Pacientes já chegam em estado grave
Além da superlotação, a direção do Hospital Regional São Paulo também percebeu que os pacientes já estão chegando em estágio mais avançado da doença. Uma das suspeitas é que a nova variante, mais transmissível, esteja atingindo os moradores da região.
"O paciente já chega em condição muito ruim, já chegam para ser intubado", disse o médico. "O ideal é fazer ventilação não invasiva [a intubação é considerada invasiva já que é introduzido um tubo no paciente até o pulmão], com auxílio do respirador, com máscara especial. Só que essa fase não é mais possível oportunizar porque chegam em estado muito grave, não só respiratório, mas com problemas nos rins, por exemplo."
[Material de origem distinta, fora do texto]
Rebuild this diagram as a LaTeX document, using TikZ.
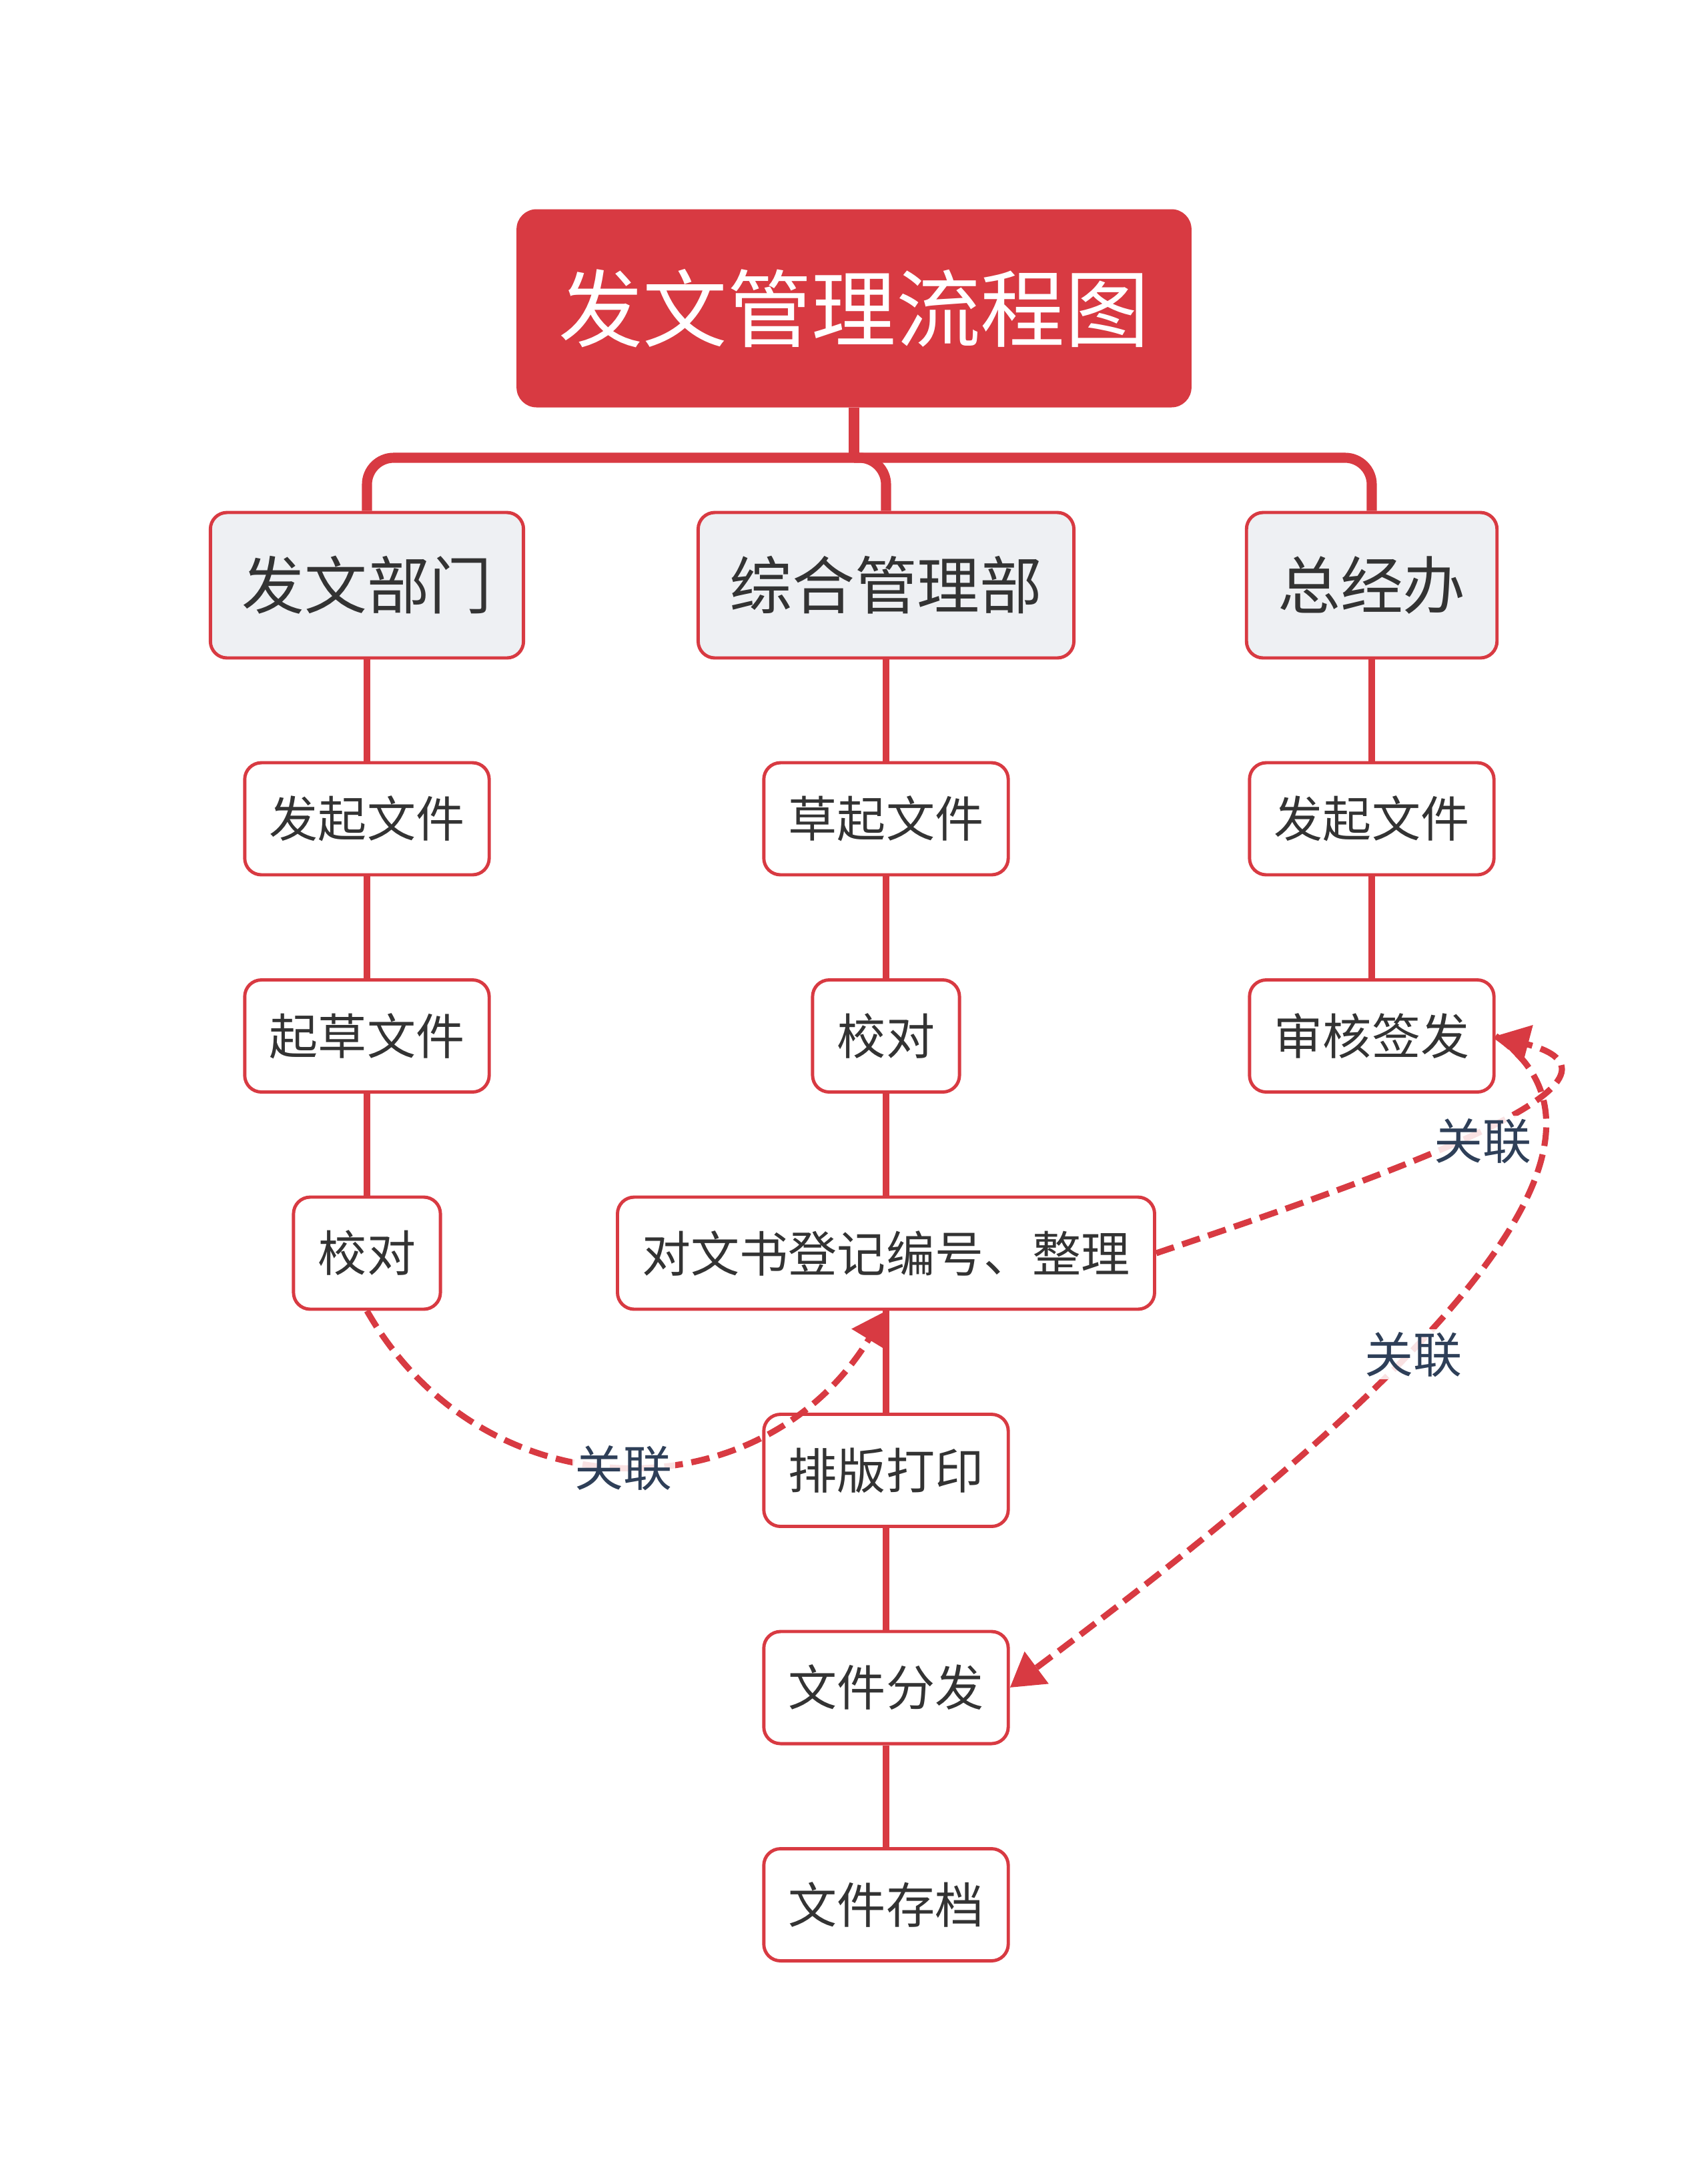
\documentclass[tikz,border=0pt]{standalone}
\usepackage{fontspec}
\newfontfamily\cjkfont{Noto Sans CJK SC}
\usetikzlibrary{arrows.meta}
\definecolor{flowred}{HTML}{D83A42}
\definecolor{branchgray}{HTML}{EEF0F3}
\definecolor{inkgray}{HTML}{333333}
\definecolor{tagblue}{HTML}{2E3F58}

\begin{document}
\begin{tikzpicture}[
  >={Triangle[length=5mm,width=5.8mm]},
  every node/.style={font=\cjkfont,text=inkgray},
  titlebox/.style={rectangle,rounded corners=3mm,fill=flowred,text=white,
    font=\cjkfont\fontsize{36}{40}\selectfont,minimum height=29.7mm,inner xsep=6.3mm},
  branchbox/.style={rectangle,rounded corners=2.5mm,draw=flowred,line width=1.4pt,fill=branchgray,
    font=\cjkfont\fontsize{26.7}{30}\selectfont,minimum height=21.8mm,inner xsep=4.7mm},
  stepbox/.style={rectangle,rounded corners=2.5mm,draw=flowred,line width=1.4pt,fill=white,
    font=\cjkfont\fontsize{20.8}{24}\selectfont,minimum height=16.8mm,inner xsep=3.7mm},
  trunk/.style={flowred,line width=4.3pt},
  link/.style={flowred,line width=2.8pt},
  relation/.style={->,flowred,line width=2.6pt,dash pattern=on 2.8mm off 1.3mm},
  tag/.style={font=\cjkfont\fontsize{20.8}{24}\selectfont,text=tagblue,fill=white,
    fill opacity=.85,text opacity=1,inner sep=1pt}
]
\useasboundingbox (0,0) rectangle (25.6,-32.52);

\node[titlebox] (title) at (12.80,-4.62) {发文管理流程图};
\coordinate (bar) at (12.80,-6.86);

\node[branchbox] (dept) at (5.50,-8.77) {发文部门};
\node[branchbox] (office) at (13.28,-8.77) {综合管理部};
\node[branchbox] (gm) at (20.56,-8.77) {总经办};

\foreach \txt [count=\i] in {发起文件,起草文件,校对}
  \node[stepbox] (dept\i) at (5.50,{-9.015-3.255*\i}) {\txt};
\foreach \txt [count=\i] in {草起文件,校对,对文书登记编号、整理,排版打印,文件分发,文件存档}
  \node[stepbox] (office\i) at (13.28,{-9.015-3.255*\i}) {\txt};
\foreach \txt [count=\i] in {发起文件,审核签发}
  \node[stepbox] (gm\i) at (20.56,{-9.015-3.255*\i}) {\txt};

\draw[trunk] (title.south) -- (bar);
\foreach \b in {dept,office,gm}
  \draw[trunk,rounded corners=4mm] (bar) -| (\b.north);

\foreach \a/\b in {dept/dept1,dept1/dept2,dept2/dept3,
                   office/office1,office1/office2,office2/office3,office3/office4,office4/office5,office5/office6,
                   gm/gm1,gm1/gm2}
  \draw[link] (\a.south) -- (\b.north);

\draw[relation] (dept3.south) .. controls (7.26,-22.72) and (11.41,-22.72) .. (office3.south)
  node[tag,pos=.5,yshift=-.5mm] (tag1) {关联};
\draw[relation] (office3.east) .. controls (20.75,-17.63) and (24.90,-16.18) .. (gm2.east)
  node[tag,pos=.52,yshift=-2mm] (tag2) {关联};
\draw[relation] (gm2.east) .. controls (24.90,-17.22) and (20.95,-20.95) .. (office5.east)
  node[tag,pos=.575,yshift=-1mm] (tag3) {关联};
\end{tikzpicture}
\end{document}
Até ontem, mais de 220 pacientes aguardavam por um lugar na UTI. O governo de Santa Catarina decidiu transferir alguns deles para outros estados —16 devem ser levados para o Espírito Santo, a mais de 1.800 quilômetros de distância. O primeiro a ser removido é um homem de 34 anos, de Chapecó, cidade vizinha de Xanxerê.
SC registrou 94 óbitos em 24h
Segundo dados do governo estadual, 7.618 pessoas perderam a vida por conta do coronavírus —só ontem foram 94 óbitos. Devido à falta de leitos, há registros de pacientes morrendo enquanto aguardam a abertura de leitos de UTI. Até a última terça-feira (2) foram registrados ao menos 20 falecimentos nestas condições.
Desde o início da pandemia já foram confirmados 688.600 da doença em Santa Catarina. Do total, 7.209 diagnósticos positivos ao coronavírus foram registrados ontem.
No estado, há pouco mais de 37 mil pessoas com covid sendo monitoradas. De acordo com a SES (Secretaria Estadual de Saúde), a ocupação geral dos leitos de UTI estava ontem em 96%. Dos 1.570 leitos especializados, 1.507 estavam com pacientes. O percentual e os dados mudam a toda hora.